The increasingly evident defeat in his “battle for the soul of America” ​​also decisively weakens Joe Biden. If the Supreme Court’s decision is the result of decades of judicial activism by Republicans, Joe Biden seems incapable of channeling social outrage.
His predecessor Barack Obama at least masked the Democrats’ impotence with his rhetorical mastery. More importantly, the institutional setbacks undermine the key foreign policy promise of the Biden administration: “to lead not by the example of our power, but by the power of our example.”
Starting tomorrow, the US will be known for having a government that extols sexual and reproductive rights in international forums, while watching more conservative states vote on restrictions similar to those in place in Iran.
A government that sends the humanist John Kerry to travel the world in search of new climate agreements, but that is unable to implement any kind of measures in this matter because a Democratic senator is also a fossil industry baron.
A government that attacks Moscow for human rights violations in Ukraine but prepares to rehabilitate a Saudi autocrat known for ordering the dismemberment of a journalist. A government that loves to rate the behavior of Latin American democracies even though a growing part of the local political class is contesting the legitimacy of the last presidential election.
A government at the helm of a thriving military machine and a bankrupt social factory, which condemns its diplomats to promote a country that is ceasing to exist.

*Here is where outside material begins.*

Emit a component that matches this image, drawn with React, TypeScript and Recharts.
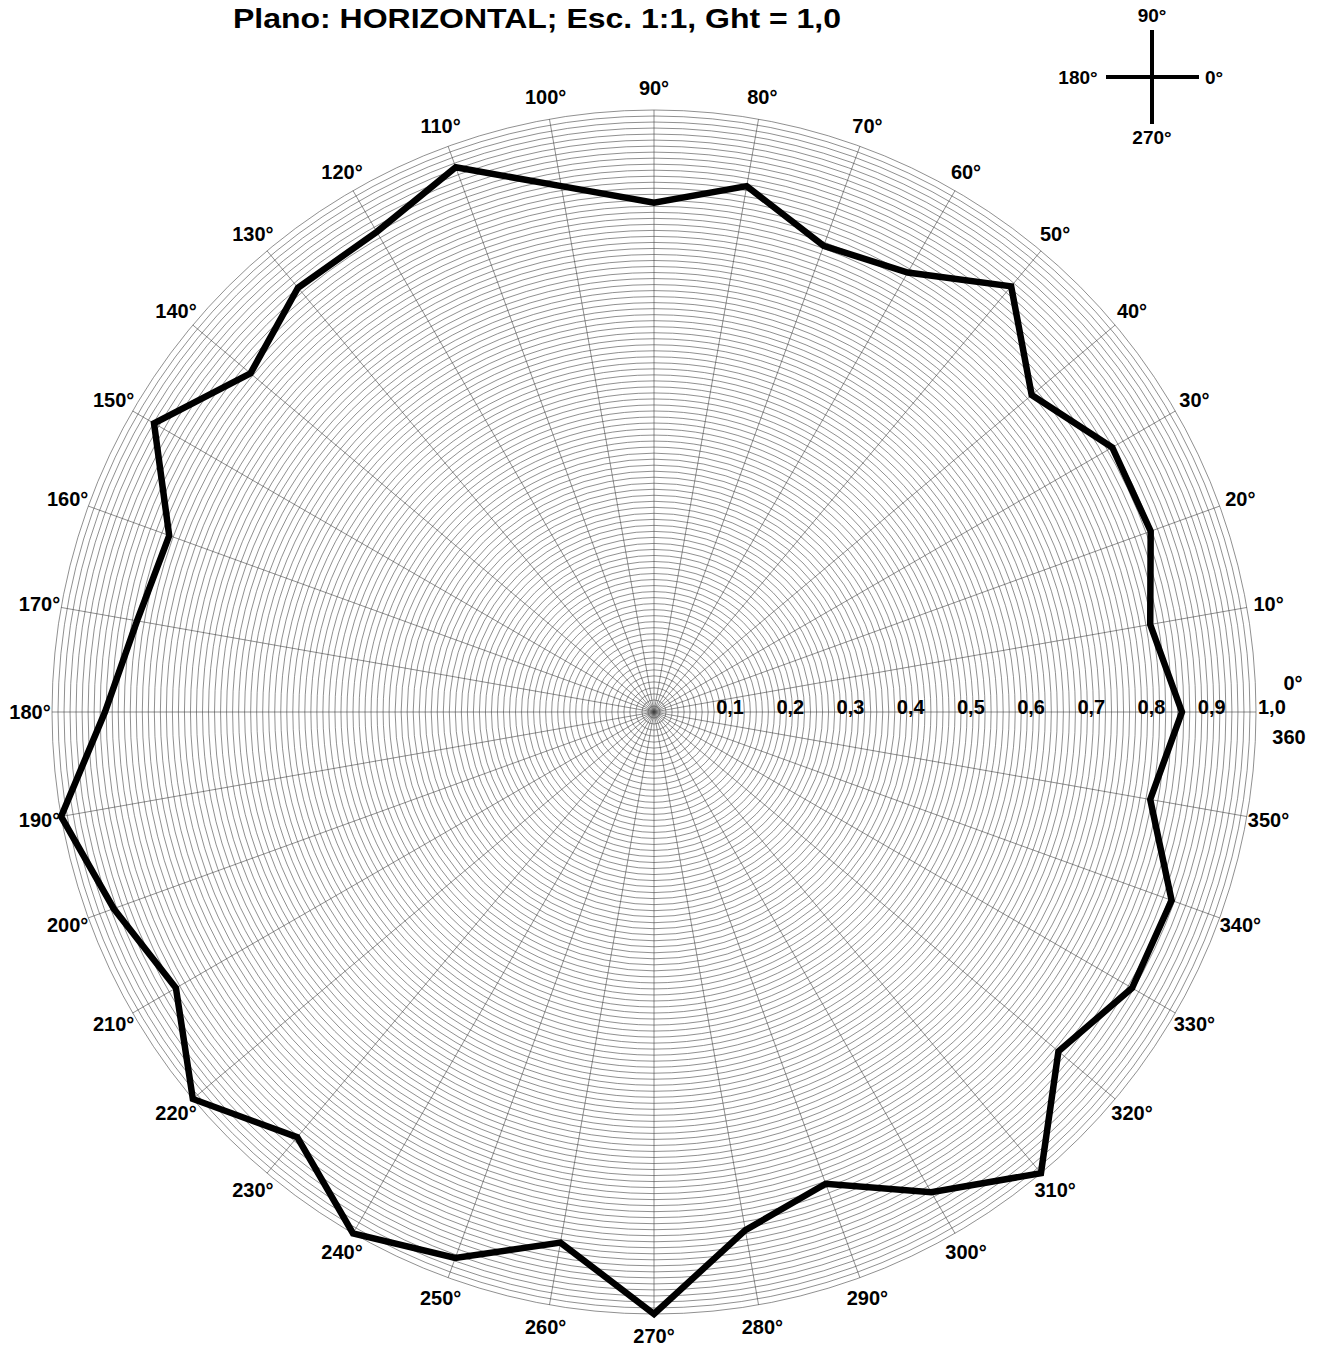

The disparity between what the US pretends to be and what it really is will become even clearer in the next two years. The midterm elections should confirm the perception that the country is experiencing a new “Carter moment”, in reference to the Democratic president who served as an interlude between two Republican eras, that of Richard Nixon and that of Ronald Reagan. With the difference that, if the republican radicalization in the 1980s took place in the economy, the attacks in the future will attack democracy and fundamental rights.
If the opening of this new conservative era is confirmed in the 2024 elections, it will potentially irreversibly call into question the place of American society as an ideal of progress in the global imagination.